A lo largo de su obra, que solo citaremos tangencialmente, la autora de Camino de perfección reflexiona sobre la necesidad del autoconocimiento como fundamento de la humildad y lamenta la tendencia a evadirse del yo real.
Escribe santa Teresa de Jesús: «No sé si queda dado bien a entender, porque es cosa tan importante este conocernos que no querría en ello hubiere jamás relajación, por subidas que estéis en los cielos; pues mientras estamos en esta tierra no hay cosa que más nos importe que la humildad»1.
La escritora de Ávila se lamenta del desconocimiento que, por lo general, tenemos de nosotros mismos, en particular de la interioridad. Esta ignorancia no se puede imputar al azar, tampoco a la necesidad, sino a la falta de voluntad, a la pereza. Siguiendo la metáfora del castillo, la santa sugiere que, por lo general, nos limitamos a recorrer el castillo por fuera, por la parte más exterior. Tendemos a situarnos en la muralla y a observar lo que ocurre fuera de ella.
Sin embargo, el movimiento imprescindible para conocerse a uno mismo, consiste en dar la vuelta y adentrarse en el castillo, en todas sus estancias y moradas, con el fin de comprender el alma, hasta la última morada –la séptima– donde habita el Señor del castillo.
«No es pequeña lástima y confusión –sostiene santa Teresa– que, por nuestra culpa, no entendamos a nosotros mismos, ni sepamos quiénes somos. ¿No sería gran ignorancia, hijas mías, que preguntasen a uno quién es y no se conociese ni supiese quién fue su padre ni su madre ni de qué tierra?
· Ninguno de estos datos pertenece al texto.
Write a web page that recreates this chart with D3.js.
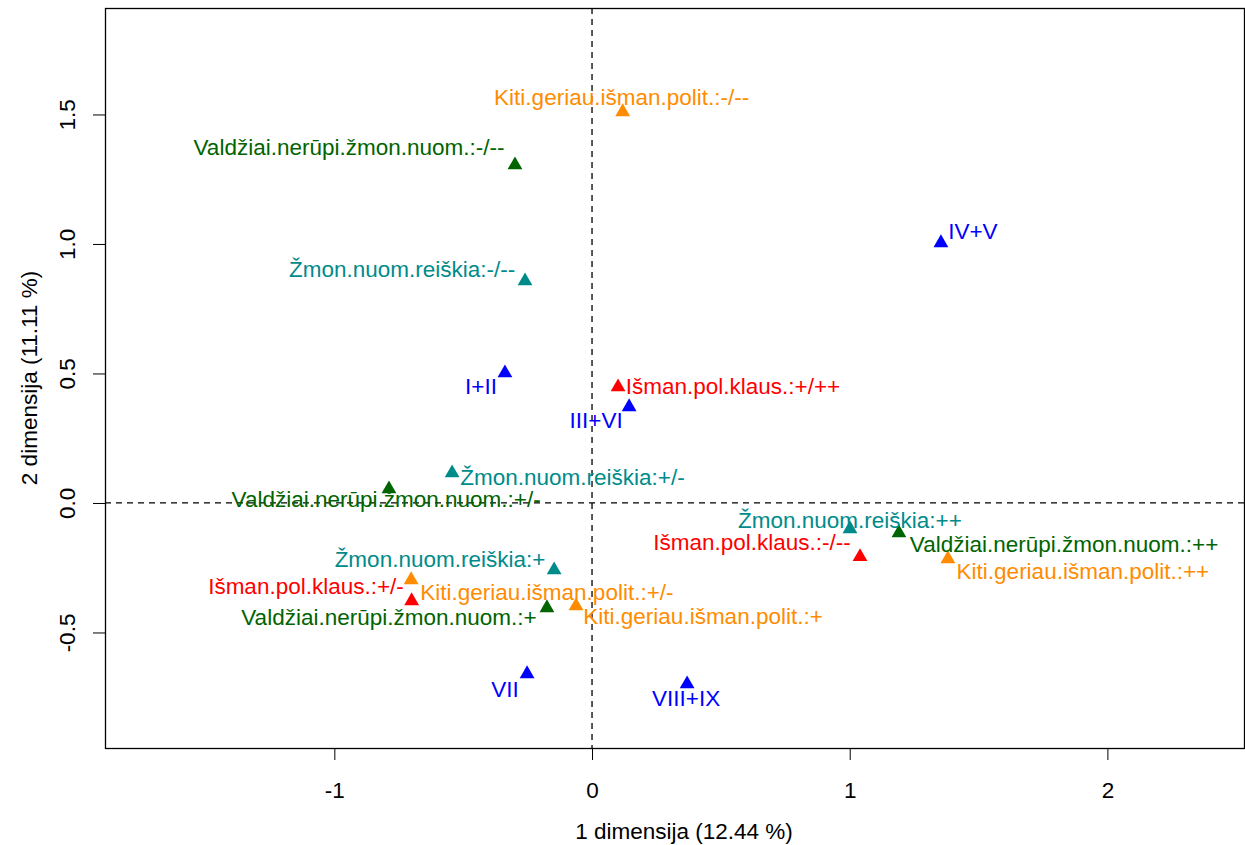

Pues si esto fuera gran bestialidad, sin comparación es mayor la que hay en nosotras cuando no procuramos saber qué cosa somos, sino que nos detenemos en estos cuerpos, y así a bulto, porque lo hemos oído y porque nos lo dice la fe sabemos que tenemos almas. Mas qué bien puede haber en esta alma o quién está dentro en esta alma o el gran valor de ella, pocas veces lo consideramos; y así se tiene en tan poco procurar con todo cuidado conservar su hermosura»2.
Este autoconocimiento se limita a los estratos más superficiales y exteriores de nuestro ser, pero ignora lo que se oculta más allá, lo que late en el fondo intangible del ser humano. Este conocimiento superficial no permite la necesaria claridad para ver lo que uno es, con lo cual, es, todavía, incapaz de descubrir la humildad.
El autoconocimiento es la condición básica e ineludible de la humildad. Por ello, escribe Jaume Balmes que «una virtud tan sólida, tan hermosa, tan agradable a los ojos de Dios, no puede exigir de nosotros tamañas extravagancias; no puede exigir que cerremos los ojos para no ver lo que es más claro que la luz del día»3.